Benigni deliberately avoided a sense of realism to his
Holocaust imagery – he felt only documentary could really do it justice, so
avoided making his death camp look or feel anything like a real camp – but the
audience is more than capable of filling in the blanks. The second half of the
film, with Guido and his son in the camp, is not funny at all. But that doesn’t
stop Guido busting a gut to entertain his son at every moment – or prevent us
building a deep emotional connection with a father who is suppressing his own
pain and fear in order to try and protect his son. The father who knows the
business of this camp is death, who knows that Dora has also been arrested and
placed in the women’s camp. Who knows their only hope is to pray the war ends
before they die. It’s bleak stuff, and the fact that Guido keeps up a front of
humour doesn’t make the film a comedy.
It’s why it the second half of the film carries such impact.

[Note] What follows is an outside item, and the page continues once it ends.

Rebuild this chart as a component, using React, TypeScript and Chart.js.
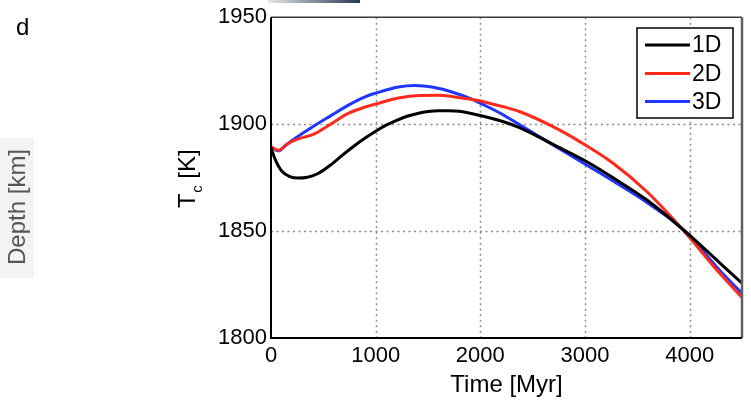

Not only have we invested in the comedic warmth of these characters in the
first half, but seeing them trying to keep hope alive in their own way in the
bleakest of situations is completely moving. Sure there are funny moments – the
most notable being Guido’s improvised interpretation of the guard’s explanation
of the camp rules into an explanation of the rules of the game he is trying to
get his son to believe in – but really it’s not a comedy because we know too
well the dangers that surround them.
Sure the film is sentimental and in many ways manipulative.
It would be hard pressed to not
create emotional moments from such material, and from the sacrifices of
Benigni’s character. But it still works and the film has a few shrewd moments
of personal insight, not least from the introduction of Horst Buchholz’s German
doctor. Dr Lessing knows Guido from his days as a waiter in Tuscany – but
encountering him in the camp waiting tables at the officers’ mess, it doesn’t
even begin to occur to him that Guido’s position has changed or his family’s lives
are in mortal danger. The dehumanising of this extermination system doesn’t
just turn people into murderers, it turns decent people into thoughtless
observers.
Life is Beautiful does
carry a real emotion wallop towards its end. It was famous as “the Holocaust
comedy”, but it uses comedy and the conventions of Hollywood romance to build
our empathy for characters who then find themselves in a Holocaust movie. And it treats the Holocaust itself with a deep reverence and respect, never making the deaths of millions anything like a joke. Sure,
you could argue that it still downplays the terrors of the Holocaust – but then
we know the background so well, do we need the gaps all filled in? And while
you might say hope from such a terrible setting is not the message that should
come out, sometimes it feels like the message we need.